» EXERCISE OBJECTIVE:
Reproduce exactly, with no pictures, each line from the opening of the material down through the line containing "ax = fig.add_axes([271".

» RECORDED INFORMATION:
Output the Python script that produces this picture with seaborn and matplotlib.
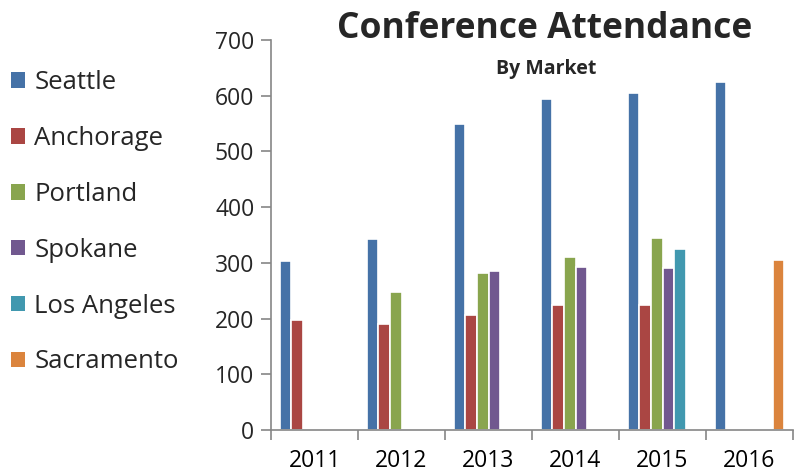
import numpy as np
import pandas as pd
import matplotlib
matplotlib.use("Agg")
import matplotlib.pyplot as plt
import seaborn as sns
from matplotlib.patches import Patch

years = ["2011", "2012", "2013", "2014", "2015", "2016"]
markets = ["Seattle", "Anchorage", "Portland", "Spokane", "Los Angeles", "Sacramento"]
seattle = [304, 342, 549, 594, 605, 624]
anchorage = [197, 190, 206, 224, 224, np.nan]
portland = [np.nan, 248, 281, 311, 344, np.nan]
spokane = [np.nan, np.nan, 286, 292, 290, np.nan]
los_angeles = [np.nan, np.nan, np.nan, np.nan, 324, np.nan]
sacramento = [np.nan, np.nan, np.nan, np.nan, np.nan, 305]
colors = ["#4572A7", "#AA4643", "#89A54E", "#71588F", "#4198AF", "#DB843D"]
y_ticks = [0, 100, 200, 300, 400, 500, 600, 700]

series = [seattle, anchorage, portland, spokane, los_angeles, sacramento]
rows = []
for m, vals in zip(markets, series):
    for y, v in zip(years, vals):
        rows.append({"year": y, "market": m, "value": v})
df = pd.DataFrame(rows)

sns.set_theme(style="white")
plt.rcParams["font.family"] = ["Open Sans", "DejaVu Sans"]

fig = plt.figure(figsize=(7.98, 4.76), dpi=100)
W, H = 798, 476
ax = fig.add_axes([271 / W, 1 - 430 / H, (793 - 271) / W, (430 - 40) / H])

sns.barplot(data=df, x="year", y="value", hue="market", order=years,
            hue_order=markets, palette=colors, width=0.8, dodge=True,
            edgecolor="white", linewidth=1.2, saturation=1, ax=ax,
            errorbar=None)
if ax.get_legend() is not None:
    ax.get_legend().remove()

ax.set_xlim(-0.5, 5.5)
ax.set_ylim(0, 700)
ax.set_yticks(y_ticks)
ax.set_yticklabels([str(t) for t in y_ticks], fontsize=16.5)
ax.set_xlabel("")
ax.set_ylabel("")
ax.set_xticks(range(len(years)))
ax.set_xticklabels(years, fontsize=16.5)
ax.set_xticks(np.arange(-0.5, 6.0, 1.0), minor=True)
ax.tick_params(axis="x", which="major", length=0, pad=14, colors="black")
ax.tick_params(axis="x", which="minor", length=7, width=1.2, color="#868686", direction="out", bottom=True)
ax.tick_params(axis="y", which="major", length=7, width=1.2, color="#868686", direction="out", left=True, pad=5)
for s in ["top", "right"]:
    ax.spines[s].set_visible(False)
for s in ["left", "bottom"]:
    ax.spines[s].set_color("#868686")
    ax.spines[s].set_linewidth(1.2)

fig.text(545 / W, 1 - 38 / H, "Conference Attendance", ha="center", va="baseline",
         fontsize=25.5, fontweight="bold")
fig.text(546 / W, 1 - 74 / H, "By Market", ha="center", va="baseline",
         fontsize=14, fontweight="bold")

handles = [Patch(facecolor=c, edgecolor="none") for c in colors]
fig.legend(handles, markets, loc="upper left", bbox_to_anchor=(1 / W, 1 - 60 / H),
           frameon=False, fontsize=18.5, handlelength=0.55, handleheight=0.55,
           handletextpad=0.35, labelspacing=1.2, borderaxespad=0)

fig.savefig("out.png", dpi=100)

» TASK RESULT:
Output the Python script that produces this picture with seaborn and matplotlib.
import numpy as np
import pandas as pd
import matplotlib
matplotlib.use("Agg")
import matplotlib.pyplot as plt
import seaborn as sns
from matplotlib.patches import Patch

years = ["2011", "2012", "2013", "2014", "2015", "2016"]
markets = ["Seattle", "Anchorage", "Portland", "Spokane", "Los Angeles", "Sacramento"]
seattle = [304, 342, 549, 594, 605, 624]
anchorage = [197, 190, 206, 224, 224, np.nan]
portland = [np.nan, 248, 281, 311, 344, np.nan]
spokane = [np.nan, np.nan, 286, 292, 290, np.nan]
los_angeles = [np.nan, np.nan, np.nan, np.nan, 324, np.nan]
sacramento = [np.nan, np.nan, np.nan, np.nan, np.nan, 305]
colors = ["#4572A7", "#AA4643", "#89A54E", "#71588F", "#4198AF", "#DB843D"]
y_ticks = [0, 100, 200, 300, 400, 500, 600, 700]

series = [seattle, anchorage, portland, spokane, los_angeles, sacramento]
rows = []
for m, vals in zip(markets, series):
    for y, v in zip(years, vals):
        rows.append({"year": y, "market": m, "value": v})
df = pd.DataFrame(rows)

sns.set_theme(style="white")
plt.rcParams["font.family"] = ["Open Sans", "DejaVu Sans"]

fig = plt.figure(figsize=(7.98, 4.76), dpi=100)
W, H = 798, 476
ax = fig.add_axes([271 / W, 1 - 430 / H, (793 - 271) / W, (430 - 40) / H])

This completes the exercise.